Reunión informativa: miércoles 12 m.

Auditorio anexo, Postgrados de Ciencias Humanas”

          Información básica, sólo esperaba que dos días fueran suficientes para convocar los treinta estudiantes que necesitaba, y se cumpliría mi sueño de ser profesor de la Universidad Nacional de Colombia. Tenía muy claro que no eran las condiciones ideales: mi curso no estaba avalado por el Sistema de Información Académica (SIA), no tendría remuneración y, seguramente, sería muy difícil porque pretendía dictar algo que no sabía; bueno, no sería la primera vez.

               Llegó el día, tuve clase en el mismo edificio de 7 a 9 am, y sólo tenía que esperar hasta medio día para mi reunión. Fui a la cafetería, pedí un desayuno y me dediqué a pensar en qué iba a decir. Realmente sólo debía decir que el curso no exigía inscripción en el SIA y que, por lo mismo, no contaría como electiva, ni se darían certificaciones de ningún tipo, y ya. Pero, y ¿si llegan personas con un nivel diferente de italiano? ¿Ahí qué? Pues, me dediqué a pensar en una forma de trabajo en la que pudieran participar las personas que tenían algo de conocimiento en la lengua. Empecé a escribir, y al cabo de un par de horas, tenía un modelo de trabajo muy interesante.

            Eran casi las doce, recogí mis cosas y fui hacia el auditorio. En el corto trayecto, descubrí que el edificio estaba desesperantemente lleno, no se podía caminar con tranquilidad, así que me dirigí a la persona encargada de abrir salones y auditorios:

  • Hoja, Javi, buen día.

  • ¿Qué hubo? ¿Cómo estás?

  • Bien, bien, y ¿toda esta gente? ¿Hay algún congreso o algo?

  • ¿Congreso? ¡Qué va! Todos vienen para su reunión.

  • ¿cuál?

  • Pues, la de italiano.

                Me encantaría decirles que mantuve la calma, que sabía que eso podía pasar y que simplemente entré al auditorio a hacer lo mío; pero no, la verdad fue que sentí un vacío en el pecho, y una vocecita chillona me gritaba al oído:

 

  • ¿Si ve? Y ¿ahora? Eso le pasa por irresponsable.

 

            La ignoré, como hago cada mañana al despertar, y entré con la tranquilidad de quién sabe lo que hace (o por lo menos lo aparenta). Ya había estado en situaciones como ésta: capacitaciones a docentes sin haber preparado nada, y todo había salido bien.

               Hice la presentación de mi propuesta… tres veces. Recogí los datos de los interesados y la lista sumaba más de 450 personas. Al final abrí dos cursos y trabajé con más de cien personas. No había forma de satisfacer tal demanda. Los grupos estaban compuestos por estudiantes de pregrado y postgrado, algunos profesores, administrativos, y hasta personas ajenas a la UN que vieron el aviso por casualidad y terminaron beneficiándose del espacio.
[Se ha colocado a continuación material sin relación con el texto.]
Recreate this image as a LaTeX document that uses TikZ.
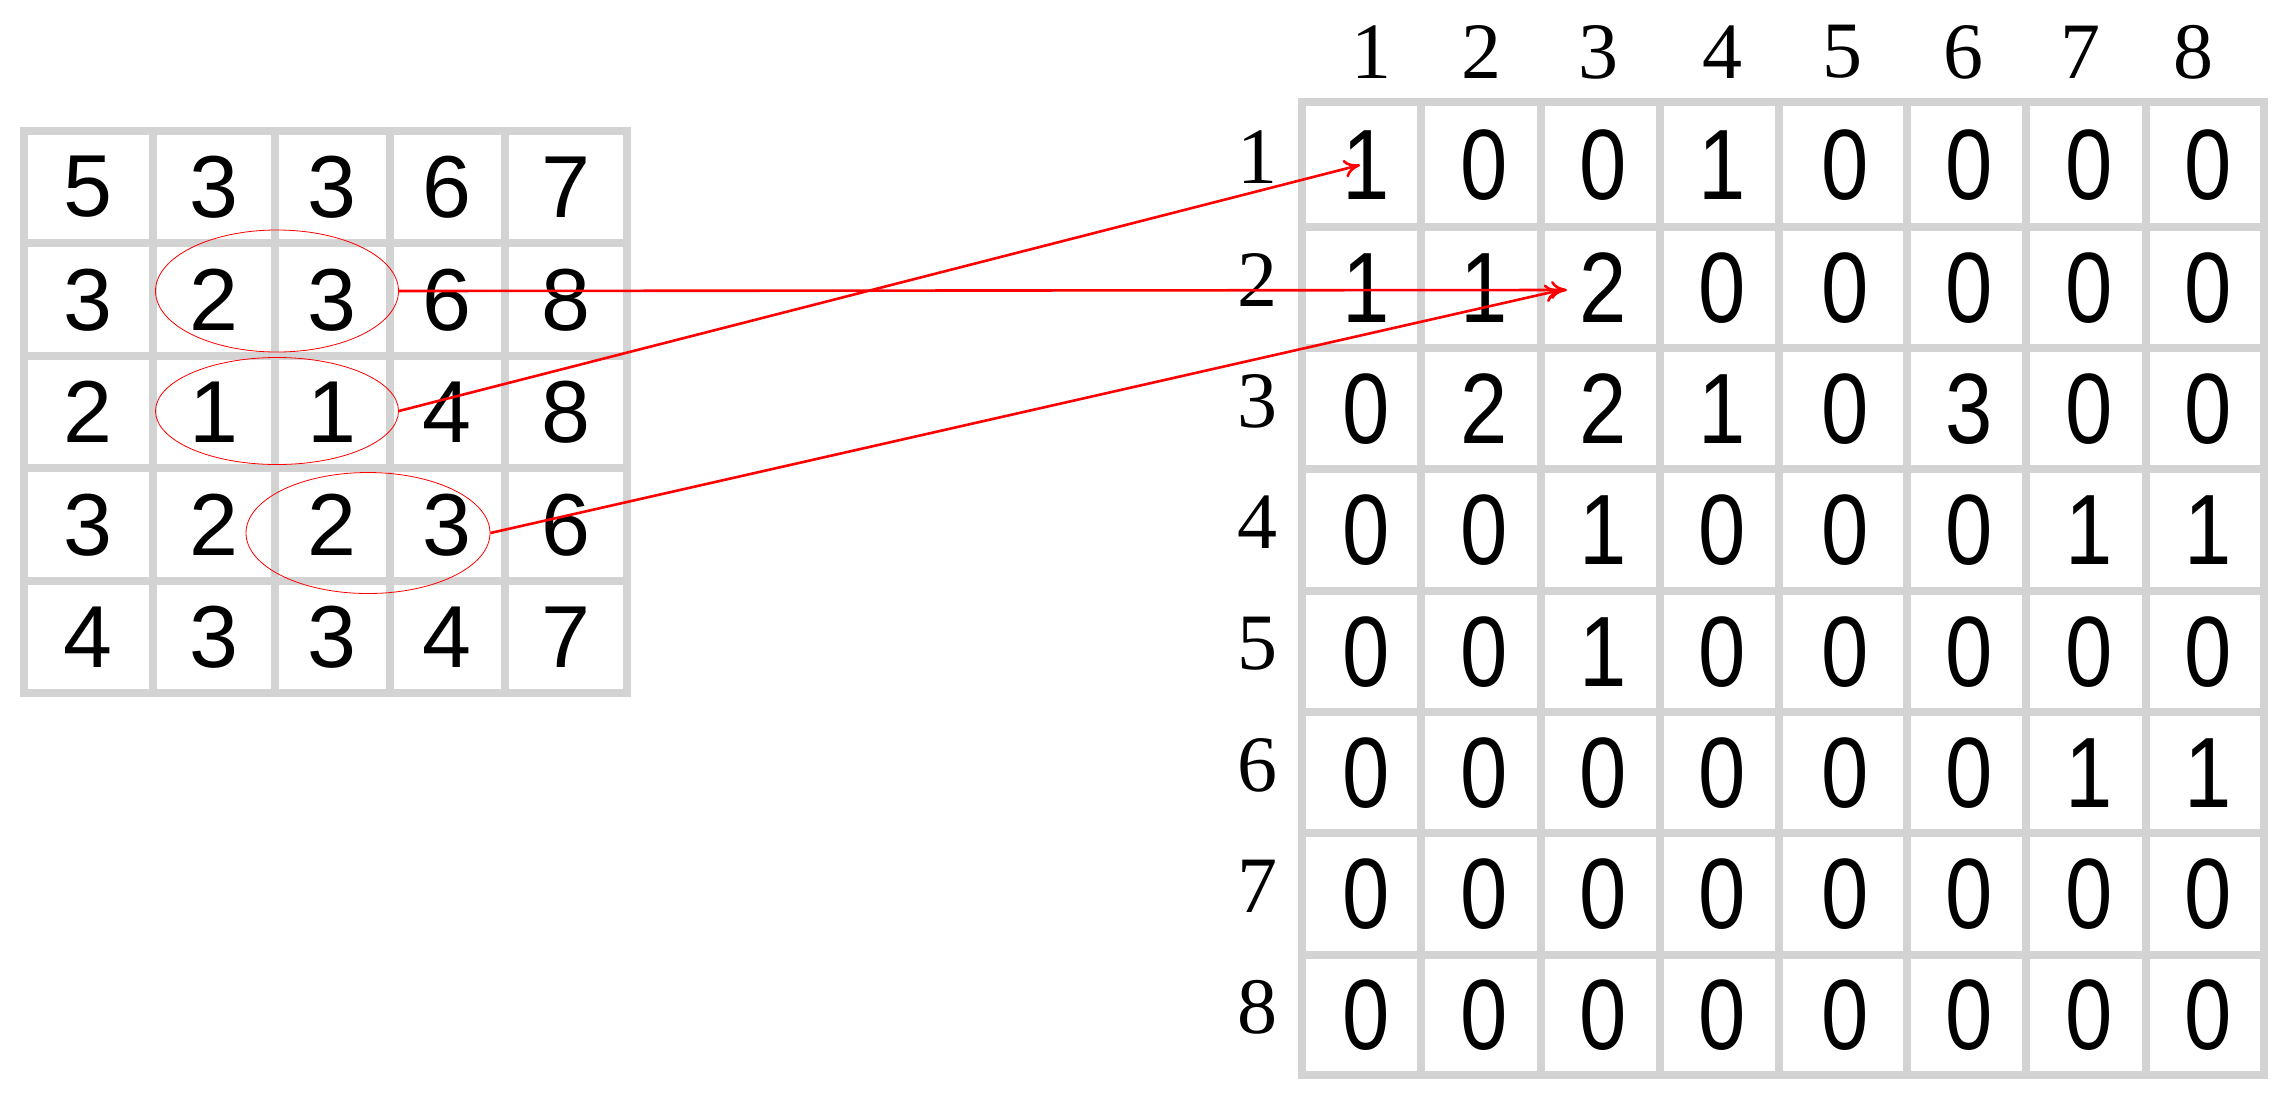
\documentclass[tikz,border=0pt]{standalone}
\usepackage{fontspec}
\setmainfont{Liberation Serif}
\newfontfamily\gridsans{Liberation Sans}
\newfontfamily\gridnarrow{Liberation Sans}[FakeStretch=0.85]
\usetikzlibrary{shapes.geometric,arrows.meta}
\definecolor{gridgray}{RGB}{211,211,211}
\begin{document}
\begin{tikzpicture}[x=0.5pt,y=-0.5pt,
  gridline/.style={draw=gridgray,line width=3.8pt,line cap=rect},
  lcell/.style={font=\gridsans\fontsize{44}{44}\selectfont,inner sep=0pt},
  rcell/.style={font=\gridnarrow\fontsize{50}{50}\selectfont,inner sep=0pt},
  lab/.style={font=\fontsize{40}{40}\selectfont,inner sep=0pt},
  oval/.style={ellipse,draw=red,line width=0.4pt,inner sep=0pt},
  arr/.style={draw=red,line width=1.3pt,-{To[length=8pt,width=9pt]}}]
\useasboundingbox (0,0) rectangle (2292,1099);
% left grid
\foreach \xx in {24,153,275,390,505,627}
  \draw[gridline] (\xx,131) -- (\xx,693);
\foreach \yy in {131,243,356,468,581,693}
  \draw[gridline] (24,\yy) -- (627,\yy);
\foreach \row/\cy [count=\r] in {{5,3,3,6,7}/187,{3,2,3,6,8}/300,{2,1,1,4,8}/412,{3,2,2,3,6}/525,{4,3,3,4,7}/637}{
  \foreach \v [count=\c] in \row {
    \pgfmathsetmacro\cx{\c==1?88:(\c==2?214:(\c==3?332:(\c==4?447:566)))}
    \node[lcell] (L-\r-\c) at (\cx,\cy) {\v};}}
% right grid
\foreach \xx in {1302,1421,1541,1660,1779,1907,2026,2146,2264}
  \draw[gridline] (\xx,102) -- (\xx,1075);
\foreach \yy in {102,227,348,469,591,712,833,955,1075}
  \draw[gridline] (1302,\yy) -- (2264,\yy);
\foreach \row/\cy [count=\r] in {{1,0,0,1,0,0,0,0}/165,{1,1,2,0,0,0,0,0}/288,{0,2,2,1,0,3,0,0}/409,{0,0,1,0,0,0,1,1}/530,{0,0,1,0,0,0,0,0}/652,{0,0,0,0,0,0,1,1}/773,{0,0,0,0,0,0,0,0}/894,{0,0,0,0,0,0,0,0}/1015}{
  \foreach \v [count=\c] in \row {
    \pgfmathsetmacro\cx{\c==1?1366:(\c==2?1484:(\c==3?1603:(\c==4?1722:(\c==5?1845:(\c==6?1969:(\c==7?2089:2208))))))}
    \node[rcell] (R-\r-\c) at (\cx,\cy) {\v};}}
% headers
\foreach \hx [count=\k] in {1371,1481,1598,1722,1842,1963,2080,2193}
  \node[lab] (H-\k) at (\hx,52) {\k};
\foreach \yy [count=\k] in {157,280,401,522,644,765,886,1007}
  \node[lab] (V-\k) at (1257,\yy) {\k};
% ellipses
\node[oval,minimum width=121.5pt,minimum height=61pt] (e1) at (277,291) {};
\node[oval,minimum width=121.5pt,minimum height=53.5pt] (e2) at (277,411) {};
\node[oval,minimum width=122pt,minimum height=60.5pt] (e3) at (368,533) {};
\coordinate (t1) at (1567,290);
\coordinate (t2) at (1360,165);
\coordinate (t3) at (1561,290);
\draw[arr] (e1.east) -- (t1);
\draw[arr] (e2.east) -- (t2);
\draw[arr] (e3.east) -- (t3);
\end{tikzpicture}
\end{document}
              Si bien, yo no tenía el nivel de italiano suficiente para enseñar, mi sueño de ser profesor de la UN era tan grande, que me comprometí con los estudiantes a responder todas sus preguntas, así tuviera que pasar mis días buscando las respuestas.

            Todos teníamos un rol, unos sabían poco, otros un poco más y muchos sabían más que yo. Así que conformamos grupos de trabajo en los que una persona con conocimiento lideraba las actividades de la semana: 14 grupos, cada uno liderado por un italófono competente, con dos o tres integrantes que algo sabían de italiano y un par de apenas tenían su primer contacto. Si el líder era estudiante de arquitectura, pues toda la semana hablábamos de aruitectura italiana, o de geografía, historia, música, política, cine, deporte, arte, etc.

           No había profesores, sólo aprendientes interesados: todos aprendíamos de todos, todos aprendíamos con todos, todos construíamos conocimiento de manera colectiva, y era significativo para todos.

           Creo que al final de esos tres semestres de trabajo, todos los participantes de los cursos aprendimos más de lo que esperábamos, gozamos más de lo que imaginamos y descubrimos que se puede aprender en equipo, en un muy buen ambiente de trabajo y siempre con una sonrisa en el rostro.

               Estaba muy cerca de cumplir mi sueño: cuando caminaba por la UN, me decían:

  • Buenos día, profesor.

               Y esa palabra retumbaba en mi interior y me hacía sentir más grande, más orgulloso, más feliz.

              Infortunadamente, todas las etapas son finitas, y esa no era la excepción. Culminé mi pregrado, también mi vínculo con la dependencia que me apoyaba, recibí mi título, y llegué a la pregunta que Quino se había hecho hace tantos años 

“¿Y ahora que sé tanto, qué?”

[1] Ducales es un barrio de Soacha, estrato 2, con dificultades latentes de violencia y drogadicción.